This guide shows how to make sure your application and user credentials are secure.
Complete the OAuth App verification
The OAuth 2.0 scope for the Google Ads API is classified as a restricted scope, which means that you should complete the OAuth application verification process before productionizing your application. See the Google Identity documentation and Help Center article to learn more.
Secure the application credentials
You should secure your application's OAuth 2.0 client ID, and client secret. These credentials help your users and Google identify your application and thus they should be handled carefully. You should treat these application credentials like passwords. Don't share them using insecure mechanisms such as posting on public forums, sending configuration files containing these credentials in email attachments, hard coding the credentials, or committing them to a code repository. We recommend using a secret manager such as Google Cloud Secret manager or AWS Secret Manager when possible.
If your OAuth 2.0 client secrets are compromised, you can reset them. A developer token can also be reset.
Secure the developer token
The developer token lets you make API calls to an account, but has no restrictions on which accounts it can be used with to make the calls. As a result, a compromised developer token can be used by someone else to make calls that are attributed to your application. To avoid this scenario, take these preventive measures:
Treat your developer token like a password. Don't share it using insecure mechanisms such as posting on public forums or sending configuration files containing the developer tokens as an email attachment. We recommend using a secret manager such as Google Cloud Secret manager or AWS Secret Manager when possible.

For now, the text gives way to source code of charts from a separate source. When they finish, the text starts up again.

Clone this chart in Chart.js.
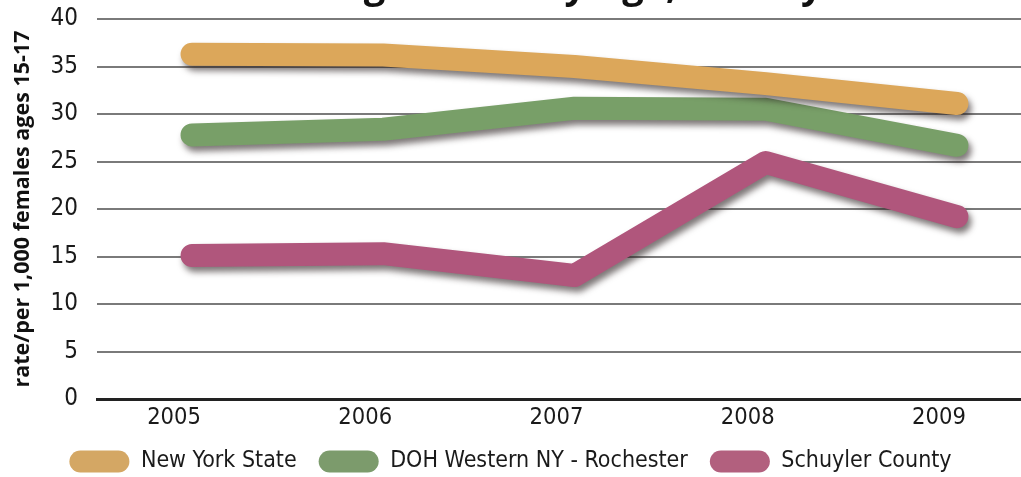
<!DOCTYPE html>
<html>
<head>
<meta charset="utf-8">
<script src="https://cdn.jsdelivr.net/npm/chart.js@4.4.1/dist/chart.umd.min.js"></script>
<style>
  html, body { margin: 0; padding: 0; background: #fff; overflow: hidden; }
  #wrap { width: 1021px; height: 477px; overflow: hidden; position: relative; }
  #teenChart { position: absolute; left: 0; top: -36px; }
</style>
</head>
<body>
<div id="wrap">
  <canvas id="teenChart" width="1021" height="519"></canvas>
</div>
<script>
// data
const years = [2005, 2006, 2007, 2008, 2009];
const newYorkState = [36.3, 36.2, 35.0, 33.2, 31.1];
const westernNY = [27.8, 28.4, 30.6, 30.5, 26.7];
const schuyler = [15.1, 15.3, 13.0, 24.9, 19.2];
const yTicks = [0, 5, 10, 15, 20, 25, 30, 35, 40];

const seriesNames = ['New York State', 'DOH Western NY - Rochester', 'Schuyler County'];
const lineColors = ['#DCA75A', '#789F68', '#B0567C'];
const swatchColors = ['#D4A764', '#7C9B6C', '#B2607E'];

const narrow = "'Liberation Sans Narrow', 'DejaVu Sans Condensed', sans-serif";

// drop shadow under the thick lines
const lineShadow = {
    id: 'lineShadow',
    beforeDatasetDraw(chart) {
        const ctx = chart.ctx;
        ctx.save();
        ctx.shadowColor = 'rgba(40,30,30,0.6)';
        ctx.shadowBlur = 6;
        ctx.shadowOffsetX = 3;
        ctx.shadowOffsetY = 5;
    },
    afterDatasetDraw(chart) {
        chart.ctx.restore();
    }
};

const points = vals => years.map((x, i) => ({ x: x, y: vals[i] }));

const ctx = document.getElementById('teenChart');
new Chart(ctx, {
    type: 'line',
    data: {
        datasets: [newYorkState, westernNY, schuyler].map((vals, i) => ({
            label: seriesNames[i],
            data: points(vals),
            borderColor: lineColors[i],
            backgroundColor: swatchColors[i],
            borderWidth: 23,
            borderCapStyle: 'round',
            borderJoinStyle: 'round',
            pointRadius: 0,
            tension: 0,
            fill: false
        }))
    },
    plugins: [lineShadow],
    options: {
        responsive: false,
        animation: false,
        devicePixelRatio: 1,
        layout: { padding: 0 },
        scales: {
            x: {
                type: 'linear',
                min: 2004.503,
                max: 2009.335,
                afterBuildTicks: scale => { scale.ticks = years.map(v => ({ value: v })); },
                afterFit: scale => { scale.height = 29; },
                grid: { display: false, drawTicks: false },
                border: { display: true, color: '#222', width: 3 },
                ticks: {
                    padding: 5,
                    labelOffset: -18,
                    color: '#1a1a1a',
                    font: { family: narrow, size: 23.5 },
                    callback: v => String(v)
                }
            },
            y: {
                min: 0,
                max: 40,
                afterBuildTicks: scale => { scale.ticks = yTicks.map(v => ({ value: v })); },
                afterFit: scale => { scale.width = 97; },
                grid: {
                    drawTicks: false,
                    color: c => c.tick.value === 0 ? '#222' : '#7a7a7a',
                    lineWidth: c => c.tick.value === 0 ? 3 : 2
                },
                border: { display: false },
                ticks: {
                    padding: 19,
                    color: '#1a1a1a',
                    font: { family: narrow, size: 24 }
                },
                title: {
                    display: true,
                    text: 'rate/per 1,000 females ages 15-17',
                    color: '#111',
                    font: { family: "'Open Sans', sans-serif", size: 21.5, weight: 'bold' },
                    padding: { top: 10, bottom: 0 }
                }
            }
        },
        plugins: {
            title: {
                display: true,
                text: 'Teen Pregnancies by Age, County',
                color: '#111',
                font: { family: "'Open Sans', sans-serif", size: 38, weight: 'bold' },
                padding: { top: 0, bottom: 9.4 }
            },
            legend: {
                position: 'bottom',
                labels: {
                    boxWidth: 60,
                    boxHeight: 22,
                    useBorderRadius: true,
                    borderRadius: 11,
                    padding: 22,
                    color: '#1a1a1a',
                    font: { family: narrow, size: 23 },
                    generateLabels: chart => Chart.defaults.plugins.legend.labels.generateLabels(chart)
                        .map(l => ({ ...l, lineWidth: 0, fillStyle: swatchColors[l.datasetIndex] }))
                }
            },
            tooltip: { enabled: false }
        }
    }
});
</script>
</body>
</html>
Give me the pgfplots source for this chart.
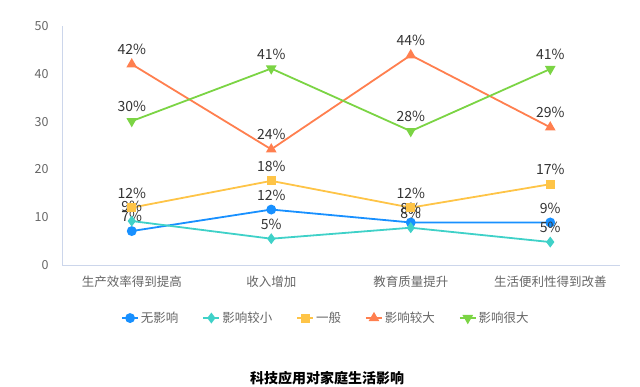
\documentclass[border=0pt]{standalone}
\usepackage{pgfplots}
\pgfplotsset{compat=1.18}
\usepackage{fontspec}
\setmainfont{Noto Sans CJK SC}
\definecolor{cBlue}{HTML}{1890FF}
\definecolor{cTeal}{HTML}{3FD1C8}
\definecolor{cYellow}{HTML}{FEC447}
\definecolor{cOrange}{HTML}{FF7F4F}
\definecolor{cGreen}{HTML}{7BD444}
\definecolor{axisline}{HTML}{CCD6EB}
\definecolor{ticktext}{HTML}{666666}
\definecolor{labeltext}{HTML}{333333}
\begin{document}
\begin{tikzpicture}[x=1pt,y=1pt]
\path[use as bounding box] (0,0) rectangle (640,386);
\begin{axis}[
  at={(62pt,121pt)}, anchor=south west,
  width=558pt, height=239pt, scale only axis,
  xmin=-0.5, xmax=3.5, ymin=0, ymax=50,
  xtick={0,1,2,3},
  xticklabels={生产效率得到提高,收入增加,教育质量提升,生活便利性得到改善},
  ytick={0,10,20,30,40,50},
  axis x line*=bottom, axis y line*=left,
  axis line style={axisline, line width=0.8pt},
  x axis line style={-}, y axis line style={-},
  tick style={draw=none},
  tick label style={font=\fontsize{12.5}{14}\selectfont, text=ticktext},
  /pgf/number format/assume math mode=true,
  xticklabel style={yshift=-7pt},
  yticklabel style={xshift=-10pt},
  nodes near coords, point meta=explicit symbolic,
  every node near coord/.append style={font=\fontsize{14}{16}\selectfont, text=labeltext, anchor=south, yshift=5pt},
  legend columns=5,
  legend style={at={(0.473,-0.222)}, anchor=center, draw=none, fill=none,
    font=\fontsize{12.5}{14}\selectfont, text=ticktext,
    /tikz/every even column/.append style={column sep=22pt}},
  legend image code/.code={
    \draw[#1, mark repeat=2, mark phase=2] plot coordinates {(0pt,0pt) (8pt,0pt) (16pt,0pt)};
  },
]
\addplot[cBlue, line width=1.8pt, mark=*, mark size=4pt, mark options={fill=cBlue}] coordinates {
  (0,7.1) [7\%] (1,11.6) [12\%] (2,8.9) [8\%] (3,8.9) [9\%]};
\addlegendentry{无影响}
\addplot[cTeal, line width=1.8pt, mark=diamond*, mark size=4pt, mark options={fill=cTeal}] coordinates {
  (0,9.2) [9\%] (1,5.5) [5\%] (2,7.8) [8\%] (3,4.8) [5\%]};
\addlegendentry{影响较小}
\addplot[cYellow, line width=1.8pt, mark=square*, mark size=3.6pt, mark options={fill=cYellow}] coordinates {
  (0,12.0) [12\%] (1,17.6) [18\%] (2,12.0) [12\%] (3,16.9) [17\%]};
\addlegendentry{一般}
\addplot[cOrange, line width=1.8pt, mark=triangle*, mark size=4.4pt, mark options={fill=cOrange}] coordinates {
  (0,42.0) [42\%] (1,24.2) [24\%] (2,43.9) [44\%] (3,28.8) [29\%]};
\addlegendentry{影响较大}
\addplot[cGreen, line width=1.8pt, mark=triangle*, mark size=4.4pt, mark options={fill=cGreen, rotate=180}] coordinates {
  (0,30.1) [30\%] (1,41.1) [41\%] (2,28.0) [28\%] (3,41.0) [41\%]};
\addlegendentry{影响很大}
\end{axis}
\node[font=\fontsize{14}{16}\selectfont\bfseries, text=black] at (327,8) {科技应用对家庭生活影响};
\end{tikzpicture}
\end{document}
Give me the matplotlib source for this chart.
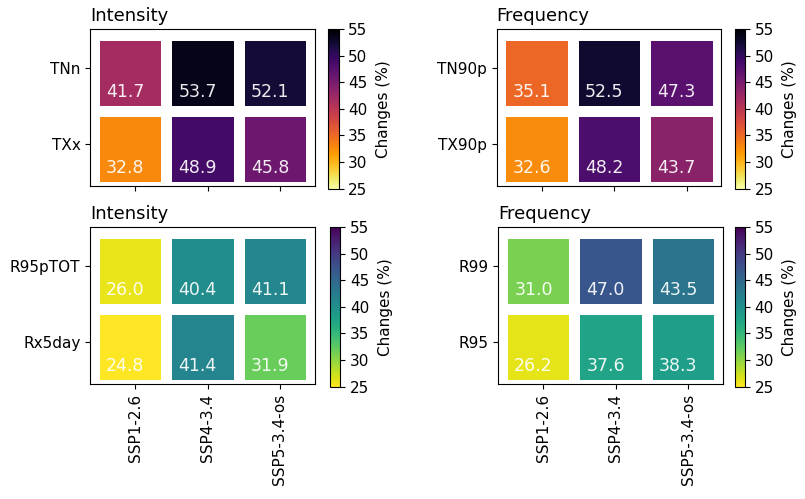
import matplotlib.pyplot as plt
import numpy as np

scenarios = ["SSP1-2.6", "SSP4-3.4", "SSP5-3.4-os"]

temp_int_rows = ["TNn", "TXx"]
temp_int_vals = [[41.7, 53.7, 52.1],
                 [32.8, 48.9, 45.8]]

temp_freq_rows = ["TN90p", "TX90p"]
temp_freq_vals = [[35.1, 52.5, 47.3],
                  [32.6, 48.2, 43.7]]

prec_int_rows = ["R95pTOT", "Rx5day"]
prec_int_vals = [[26.0, 40.4, 41.1],
                 [24.8, 41.4, 31.9]]

prec_freq_rows = ["R99", "R95"]
prec_freq_vals = [[31.0, 47.0, 43.5],
                  [26.2, 37.6, 38.3]]

panels = [
    ("Intensity", temp_int_rows, temp_int_vals, "inferno_r", False),
    ("Frequency", temp_freq_rows, temp_freq_vals, "inferno_r", False),
    ("Intensity", prec_int_rows, prec_int_vals, "viridis_r", True),
    ("Frequency", prec_freq_rows, prec_freq_vals, "viridis_r", True),
]

fig = plt.figure(figsize=(8.05, 4.99), dpi=100)

ax_pos = [(0.112, 0.627), (0.617, 0.627), (0.112, 0.230), (0.619, 0.230)]
cb_pos = [0.408, 0.913, 0.410, 0.913]

for i, (title, rows, vals, cmap, bottom) in enumerate(panels):
    left, bot = ax_pos[i]
    ax = fig.add_axes([left, bot, 0.279, 0.315])
    data = np.array(vals)
    xe = np.arange(len(scenarios) + 1) - 0.57
    ye = np.arange(len(rows) + 1) - 0.43
    mesh = ax.pcolormesh(xe, ye, data, cmap=cmap, vmin=25, vmax=55,
                         edgecolors="white", linewidth=6.5)
    for r in range(data.shape[0]):
        for c in range(data.shape[1]):
            ax.text(c - 0.40, r + 0.32, f"{data[r, c]:.1f}", color="white",
                    ha="left", va="center", fontsize=12.5, alpha=0.92)
    ax.set_xlim(-0.62, 2.48)
    ax.set_ylim(1.56, -0.51)
    ax.set_xticks(range(len(scenarios)))
    ax.set_yticks(range(len(rows)))
    ax.set_yticklabels(rows, fontsize=11)
    if bottom:
        ax.set_xticklabels(scenarios, rotation=90, fontsize=11)
    else:
        ax.set_xticklabels([])
    ax.set_title(title, loc="left", fontsize=13, pad=6)

    cax = fig.add_axes([cb_pos[i], bot - 0.005, 0.0125, 0.32])
    cb = fig.colorbar(mesh, cax=cax, ticks=[25, 30, 35, 40, 45, 50, 55])
    cb.ax.tick_params(labelsize=11)
    cb.set_label("Changes (%)", fontsize=11, labelpad=6)

fig.savefig("out.png", dpi=100)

If your developer token is compromised, you should reset it.
- Sign in to the Google Ads manager account that you used when applying for Google Ads API.
- Navigate to Tools & Settings > API Center.
- Click the drop-down arrow next to Developer token.
- Click the Reset token link. Your old developer token should stop working immediately.
- Update your application's production configuration to use the new developer token.
Secure the service accounts
Service accounts require domain-wide impersonation to work correctly with the Google Ads API, In addition, you should be a Google Workspace customer to set up domain-wide impersonation. For these reasons, we recommend against using service accounts when making Google Ads API calls. However, if you decide to use service accounts, you should secure them as follows:
Treat your service account key and JSON file as passwords. Secure them using a secret manager such as Google Cloud Secret manager or AWS Secret Manager when possible.
Follow the additional best practices from Google Cloud to secure and manage your service accounts.
Secure the user tokens
If your app authorizes multiple users, you should take additional steps to protect the users' refresh and access tokens. Store the tokens securely at rest and never transmit them in plain text. Use a secure storage system appropriate for your platform.
Handle refresh token revocation and expiration
If your app requests OAuth 2.0 refresh token as part of authorization, you must also handle their invalidation or expiration. Refresh tokens could be invalidated for various reasons, and your application should respond gracefully either by reauthorizing the user during their next login session, or cleaning up their data as appropriate. Offline jobs, such as cron jobs, should detect and record accounts whose refresh tokens have expired, instead of continuing to make failed requests. Google might throttle applications that generate high levels of errors over a sustained period of time to maintain the stability of the API servers.
Manage consent for multiple scopes
If your app requests authorization for multiple OAuth 2.0 scopes, the user might not grant all the OAuth scopes you've requested. Your app should handle the denial of scopes by disabling the relevant features. You can prompt the user again only after they've clearly indicated an intent to use the specific feature that requires the scope. Use incremental authorization to request appropriate OAuth scopes in such cases.
If your app's basic features require multiple scopes, explain this requirement to the user before prompting for consent.